Today I had no turkey carcass, of course, but I wanted soup. So the super-spouse and I cut up some potatoes and carrots and celery and onions and put them all together in a big pot. We added some shiitake and chantarelle mushrooms, chard leaves and stems, garlic cloves. Seasonings included allspice berries, fresh rosemary sprigs, peppercorns, and half a lemon.


All this was submerged in lots of filtered water, then brought to a boil. I turned down the heat and simmered the lot for about 45 minutes, then strained out the veggies, pressing out as much liquid as I could. The yield of our minimal labors: a few quarts of this deliciously rich and beautifully brown stock, some of which is stowed away in the freezer for future use.


For tonight's healthy and warming repast, I put some of the stock in a saucepan, added cooked brown rice and cubes of tofu, and simmered for a few minutes. Just before serving, I added 2 sheets of nori seaweed snipped into little squares and a tablespoon of miso diluted with a bit of water. That's coarsely ground cayenne pepper sprinkled on top.

Said super-spouse and I found this humble Japanese country soup as satisfying as any meat- and noodle-laden concoction our mamas might have made.
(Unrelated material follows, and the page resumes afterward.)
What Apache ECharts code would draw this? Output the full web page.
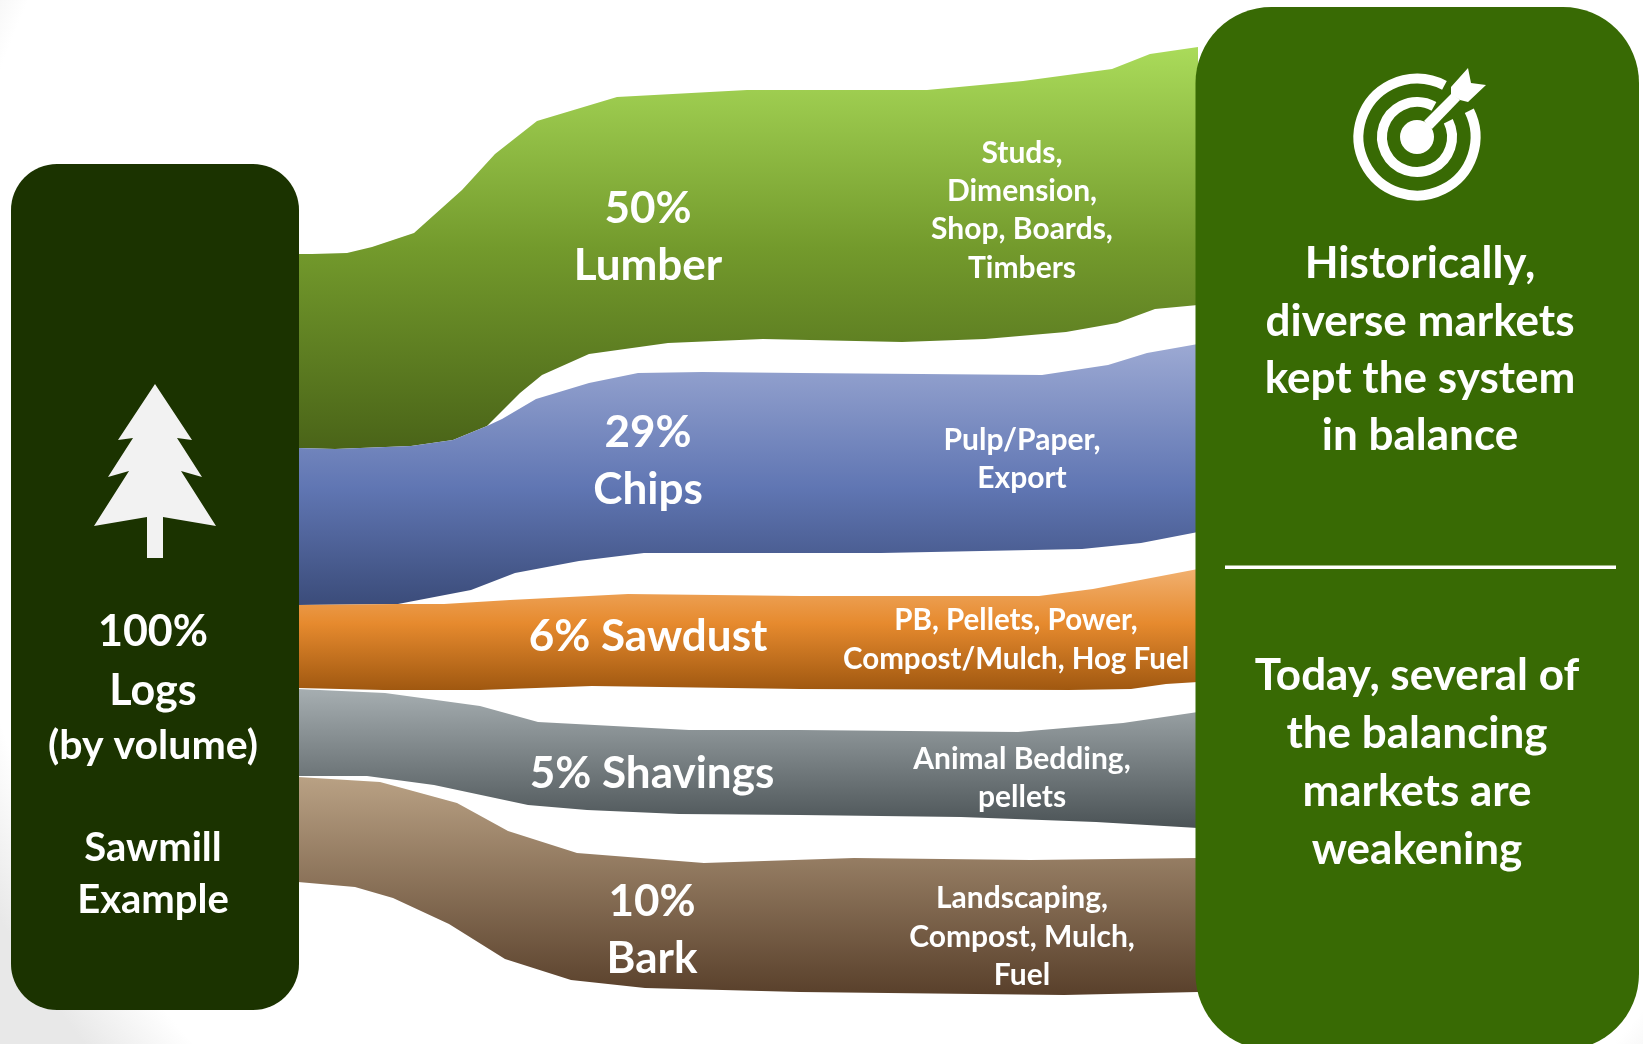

Now it's official, you know. The holiday season has begun. I vow to not go crazy with it all, to keep my life and my cooking simple and wholesome. Unless I consciously decide to go crazy and cook something truly extravagant now and then. Which is likely.

Blessings and bon appetit!

2 Comments:

At 7:18 AM, Blogger Vanessa said...

Mmmmm what a great idea! Making a pot of veggie stock sounds like a lot more fun than braving the holiday shopping crowds!

 
At 6:51 PM, Anonymous Anonymous said...

It is getting mighty cold here and that makes me crave soup. Thanks for posting this flavorful recipe!